* _TASK INSTRUCTIONS_: Print nothing but the lines from the start of the listing below through the line that contains "from matplotlib.lines import Line2D". Do not include the pictures.

* _DATASET SECTION_:

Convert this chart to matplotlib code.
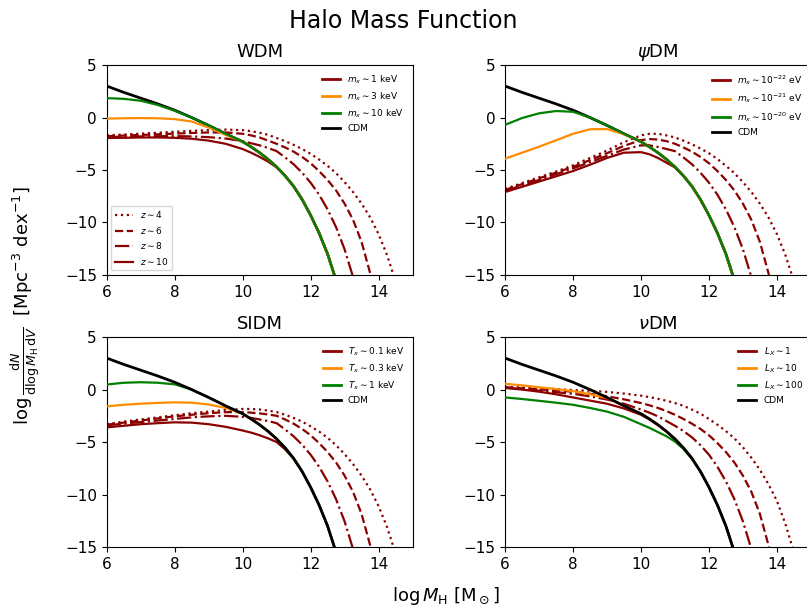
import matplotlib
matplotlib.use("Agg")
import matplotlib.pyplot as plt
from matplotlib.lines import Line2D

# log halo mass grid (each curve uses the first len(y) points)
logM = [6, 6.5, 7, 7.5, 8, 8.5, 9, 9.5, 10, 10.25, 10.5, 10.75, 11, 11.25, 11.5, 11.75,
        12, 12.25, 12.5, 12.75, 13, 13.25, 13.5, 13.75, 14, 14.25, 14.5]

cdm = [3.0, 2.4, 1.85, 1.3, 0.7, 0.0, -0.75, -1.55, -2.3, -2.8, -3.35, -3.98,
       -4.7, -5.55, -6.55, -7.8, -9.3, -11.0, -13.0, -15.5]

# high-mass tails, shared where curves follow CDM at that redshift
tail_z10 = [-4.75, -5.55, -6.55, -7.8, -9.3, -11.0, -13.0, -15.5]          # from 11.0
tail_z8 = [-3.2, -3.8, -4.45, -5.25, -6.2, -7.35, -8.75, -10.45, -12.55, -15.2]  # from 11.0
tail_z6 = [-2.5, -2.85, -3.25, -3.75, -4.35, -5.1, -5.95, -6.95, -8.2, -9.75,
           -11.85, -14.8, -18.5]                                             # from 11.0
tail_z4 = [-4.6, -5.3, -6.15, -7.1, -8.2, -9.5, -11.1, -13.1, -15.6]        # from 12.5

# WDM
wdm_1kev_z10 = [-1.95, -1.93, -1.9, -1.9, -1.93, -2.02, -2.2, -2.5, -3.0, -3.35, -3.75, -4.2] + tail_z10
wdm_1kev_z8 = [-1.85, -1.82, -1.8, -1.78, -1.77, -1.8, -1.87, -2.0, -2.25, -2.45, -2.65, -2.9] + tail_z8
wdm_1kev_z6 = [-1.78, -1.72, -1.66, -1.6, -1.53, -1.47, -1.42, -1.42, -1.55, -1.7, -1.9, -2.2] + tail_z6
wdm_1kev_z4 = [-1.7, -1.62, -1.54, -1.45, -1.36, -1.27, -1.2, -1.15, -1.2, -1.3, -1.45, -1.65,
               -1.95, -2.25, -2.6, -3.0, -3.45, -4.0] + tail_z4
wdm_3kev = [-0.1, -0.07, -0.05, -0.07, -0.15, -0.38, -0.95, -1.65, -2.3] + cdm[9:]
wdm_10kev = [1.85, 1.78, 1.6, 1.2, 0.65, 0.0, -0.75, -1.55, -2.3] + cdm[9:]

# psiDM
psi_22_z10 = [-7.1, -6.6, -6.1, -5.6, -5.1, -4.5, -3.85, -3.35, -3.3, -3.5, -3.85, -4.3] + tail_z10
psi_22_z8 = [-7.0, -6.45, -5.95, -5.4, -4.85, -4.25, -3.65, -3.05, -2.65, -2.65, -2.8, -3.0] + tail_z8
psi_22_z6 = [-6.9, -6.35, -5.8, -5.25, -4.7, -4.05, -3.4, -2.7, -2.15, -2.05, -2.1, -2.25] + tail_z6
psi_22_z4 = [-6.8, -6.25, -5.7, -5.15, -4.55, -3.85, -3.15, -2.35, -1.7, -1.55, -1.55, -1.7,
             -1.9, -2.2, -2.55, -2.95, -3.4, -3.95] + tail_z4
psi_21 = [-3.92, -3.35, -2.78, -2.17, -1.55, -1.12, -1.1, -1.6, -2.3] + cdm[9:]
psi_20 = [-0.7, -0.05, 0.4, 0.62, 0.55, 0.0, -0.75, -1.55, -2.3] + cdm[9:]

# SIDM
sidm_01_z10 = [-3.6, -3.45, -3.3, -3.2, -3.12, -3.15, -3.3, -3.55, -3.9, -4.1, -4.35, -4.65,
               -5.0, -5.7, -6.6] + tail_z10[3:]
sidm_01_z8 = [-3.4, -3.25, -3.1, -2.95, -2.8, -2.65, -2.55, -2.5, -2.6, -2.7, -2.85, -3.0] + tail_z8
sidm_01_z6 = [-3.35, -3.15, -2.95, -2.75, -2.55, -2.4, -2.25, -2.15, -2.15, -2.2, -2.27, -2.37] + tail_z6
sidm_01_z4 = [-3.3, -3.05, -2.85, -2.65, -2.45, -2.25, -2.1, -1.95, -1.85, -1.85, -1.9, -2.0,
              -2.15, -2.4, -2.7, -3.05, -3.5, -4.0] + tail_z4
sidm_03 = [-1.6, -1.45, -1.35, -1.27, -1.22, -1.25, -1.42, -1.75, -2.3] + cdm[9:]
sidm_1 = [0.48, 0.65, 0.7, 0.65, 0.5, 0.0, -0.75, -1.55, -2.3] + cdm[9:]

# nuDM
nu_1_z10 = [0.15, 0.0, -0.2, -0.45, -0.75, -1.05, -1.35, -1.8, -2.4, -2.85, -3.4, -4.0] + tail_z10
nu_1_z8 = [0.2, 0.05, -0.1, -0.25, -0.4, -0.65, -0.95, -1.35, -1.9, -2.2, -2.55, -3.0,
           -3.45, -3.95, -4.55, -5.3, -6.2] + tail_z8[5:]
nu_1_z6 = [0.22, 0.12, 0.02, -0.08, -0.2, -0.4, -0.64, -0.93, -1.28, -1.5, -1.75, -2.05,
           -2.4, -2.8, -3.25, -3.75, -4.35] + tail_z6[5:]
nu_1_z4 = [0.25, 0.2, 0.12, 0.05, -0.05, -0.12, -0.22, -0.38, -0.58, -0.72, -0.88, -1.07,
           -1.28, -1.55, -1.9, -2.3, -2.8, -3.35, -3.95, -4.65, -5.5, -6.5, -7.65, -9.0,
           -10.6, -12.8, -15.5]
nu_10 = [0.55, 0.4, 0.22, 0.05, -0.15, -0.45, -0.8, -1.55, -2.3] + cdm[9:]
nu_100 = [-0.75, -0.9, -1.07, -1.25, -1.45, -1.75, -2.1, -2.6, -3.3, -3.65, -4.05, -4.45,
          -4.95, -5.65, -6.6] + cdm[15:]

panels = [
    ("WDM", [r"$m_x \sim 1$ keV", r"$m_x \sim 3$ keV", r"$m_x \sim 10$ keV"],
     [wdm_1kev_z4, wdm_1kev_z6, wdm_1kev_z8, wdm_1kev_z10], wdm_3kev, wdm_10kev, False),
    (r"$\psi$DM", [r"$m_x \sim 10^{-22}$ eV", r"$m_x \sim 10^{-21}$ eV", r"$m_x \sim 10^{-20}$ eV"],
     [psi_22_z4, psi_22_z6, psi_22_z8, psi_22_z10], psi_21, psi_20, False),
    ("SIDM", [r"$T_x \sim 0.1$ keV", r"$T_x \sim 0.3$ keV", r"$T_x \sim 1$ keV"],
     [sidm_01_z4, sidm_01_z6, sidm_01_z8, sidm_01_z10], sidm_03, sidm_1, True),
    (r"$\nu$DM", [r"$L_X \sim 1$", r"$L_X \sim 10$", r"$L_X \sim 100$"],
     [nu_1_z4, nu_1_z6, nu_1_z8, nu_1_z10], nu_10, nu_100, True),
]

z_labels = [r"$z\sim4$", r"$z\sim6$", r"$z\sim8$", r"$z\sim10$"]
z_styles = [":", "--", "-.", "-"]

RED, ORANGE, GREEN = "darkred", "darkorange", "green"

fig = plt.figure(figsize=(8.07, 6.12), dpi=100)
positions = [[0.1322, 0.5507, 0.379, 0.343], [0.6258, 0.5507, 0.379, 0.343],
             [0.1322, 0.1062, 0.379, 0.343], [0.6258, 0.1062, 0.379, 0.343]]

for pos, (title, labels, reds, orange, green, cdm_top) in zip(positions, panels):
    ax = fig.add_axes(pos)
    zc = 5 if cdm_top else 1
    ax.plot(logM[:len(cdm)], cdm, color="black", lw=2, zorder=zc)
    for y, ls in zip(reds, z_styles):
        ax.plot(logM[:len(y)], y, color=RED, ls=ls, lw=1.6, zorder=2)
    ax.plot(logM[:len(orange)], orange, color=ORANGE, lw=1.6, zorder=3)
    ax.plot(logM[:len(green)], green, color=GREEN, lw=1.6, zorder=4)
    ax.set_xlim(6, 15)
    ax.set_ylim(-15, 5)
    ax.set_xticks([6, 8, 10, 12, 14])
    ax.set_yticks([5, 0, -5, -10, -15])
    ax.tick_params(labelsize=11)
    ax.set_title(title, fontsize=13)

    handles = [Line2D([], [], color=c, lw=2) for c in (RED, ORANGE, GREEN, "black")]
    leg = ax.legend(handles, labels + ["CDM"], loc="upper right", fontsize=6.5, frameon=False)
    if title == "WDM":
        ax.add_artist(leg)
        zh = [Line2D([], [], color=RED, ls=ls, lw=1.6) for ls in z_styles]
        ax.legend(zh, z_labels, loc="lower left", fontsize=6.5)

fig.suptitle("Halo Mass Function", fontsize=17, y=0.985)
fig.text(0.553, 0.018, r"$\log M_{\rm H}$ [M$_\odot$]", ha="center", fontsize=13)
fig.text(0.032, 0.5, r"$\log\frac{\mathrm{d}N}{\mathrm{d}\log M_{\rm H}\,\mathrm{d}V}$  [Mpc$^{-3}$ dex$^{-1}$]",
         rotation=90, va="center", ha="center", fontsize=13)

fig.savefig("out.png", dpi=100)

* _WRITTEN REPLY_:
Convert this chart to matplotlib code.
import matplotlib
matplotlib.use("Agg")
import matplotlib.pyplot as plt
from matplotlib.lines import Line2D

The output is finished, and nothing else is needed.